- _Data_:
— Start —

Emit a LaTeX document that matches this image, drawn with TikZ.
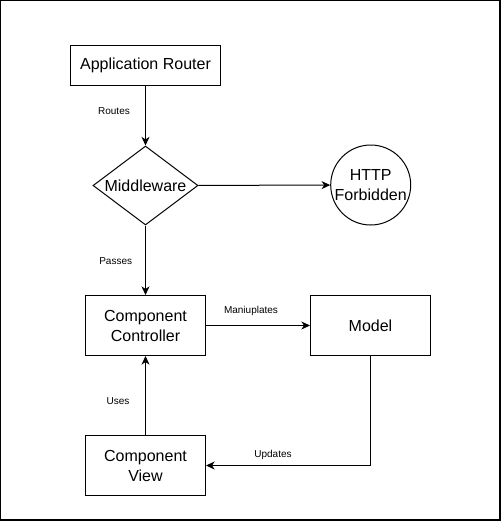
\documentclass[tikz,border=0pt]{standalone}
\usepackage{fontspec}
\setmainfont{Liberation Sans}
\usetikzlibrary{shapes.geometric,arrows.meta}
\tikzset{
  px/.style={x=0.75pt,y=-0.75pt},
  boxnode/.style={draw,line width=0.75pt,minimum width=90pt,minimum height=45pt,inner sep=0pt,align=center,font=\fontsize{12}{15}\selectfont},
  decide/.style={draw,line width=0.75pt,diamond,aspect=1.33,minimum width=78.75pt,minimum height=59.25pt,inner sep=0pt,font=\fontsize{12}{15}\selectfont},
  endnode/.style={draw,line width=0.75pt,circle,minimum size=60pt,inner sep=0pt,align=center,font=\fontsize{12}{15}\selectfont},
  conn/.style={line width=0.75pt,-{Stealth[length=6.5pt,width=6pt,inset=2pt]}},
  lbl/.style={font=\fontsize{7.5}{9}\selectfont,inner sep=0pt}
}
\begin{document}
\begin{tikzpicture}[px]
\useasboundingbox (0,0) rectangle (502,521);
\draw[line width=1.1pt] (0.7,0.7) rectangle (499.8,519.8);
\node[boxnode,minimum width=113pt,minimum height=30pt] (router) at (145.5,65) {Application Router};
\node[decide] (mid) at (145.5,185.5) {Middleware};
\node[endnode] (http) at (370.7,185) {HTTP\\Forbidden};
\node[boxnode] (ctrl) at (145.5,325.5) {Component\\Controller};
\node[boxnode] (model) at (370.5,325.5) {Model};
\node[boxnode] (view) at (145.5,465.5) {Component\\View};
\draw[conn] (router) -- (mid);
\draw[conn] (mid) -- (http);
\draw[conn] (mid) -- (ctrl);
\draw[conn] (ctrl) -- (model);
\draw[conn] (view) -- (ctrl);
\draw[conn] (model.south) |- (view.east);
\node[lbl] (lroutes) at (114,111) {Routes};
\node[lbl] (lpasses) at (115.7,261) {Passes};
\node[lbl] (lmanip) at (251,311) {Maniuplates};
\node[lbl] (luses) at (118,401) {Uses};
\node[lbl] (lupd) at (273,454.5) {Updates};
\end{tikzpicture}
\end{document}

— End —

- _Task goal_: In this exercise, set down all of the data exactly, without the pictures.

- _Problem solution_:
Emit a LaTeX document that matches this image, drawn with TikZ.
\documentclass[tikz,border=0pt]{standalone}
\usepackage{fontspec}
\setmainfont{Liberation Sans}
\usetikzlibrary{shapes.geometric,arrows.meta}
\tikzset{
  px/.style={x=0.75pt,y=-0.75pt},
  boxnode/.style={draw,line width=0.75pt,minimum width=90pt,minimum height=45pt,inner sep=0pt,align=center,font=\fontsize{12}{15}\selectfont},
  decide/.style={draw,line width=0.75pt,diamond,aspect=1.33,minimum width=78.75pt,minimum height=59.25pt,inner sep=0pt,font=\fontsize{12}{15}\selectfont},
  endnode/.style={draw,line width=0.75pt,circle,minimum size=60pt,inner sep=0pt,align=center,font=\fontsize{12}{15}\selectfont},
  conn/.style={line width=0.75pt,-{Stealth[length=6.5pt,width=6pt,inset=2pt]}},
  lbl/.style={font=\fontsize{7.5}{9}\selectfont,inner sep=0pt}
}
\begin{document}
\begin{tikzpicture}[px]
\useasboundingbox (0,0) rectangle (502,521);
\draw[line width=1.1pt] (0.7,0.7) rectangle (499.8,519.8);
\node[boxnode,minimum width=113pt,minimum height=30pt] (router) at (145.5,65) {Application Router};
\node[decide] (mid) at (145.5,185.5) {Middleware};
\node[endnode] (http) at (370.7,185) {HTTP\\Forbidden};
\node[boxnode] (ctrl) at (145.5,325.5) {Component\\Controller};
\node[boxnode] (model) at (370.5,325.5) {Model};
\node[boxnode] (view) at (145.5,465.5) {Component\\View};
\draw[conn] (router) -- (mid);
\draw[conn] (mid) -- (http);
\draw[conn] (mid) -- (ctrl);
\draw[conn] (ctrl) -- (model);
\draw[conn] (view) -- (ctrl);
\draw[conn] (model.south) |- (view.east);
\node[lbl] (lroutes) at (114,111) {Routes};
\node[lbl] (lpasses) at (115.7,261) {Passes};
\node[lbl] (lmanip) at (251,311) {Maniuplates};
\node[lbl] (luses) at (118,401) {Uses};
\node[lbl] (lupd) at (273,454.5) {Updates};
\end{tikzpicture}
\end{document}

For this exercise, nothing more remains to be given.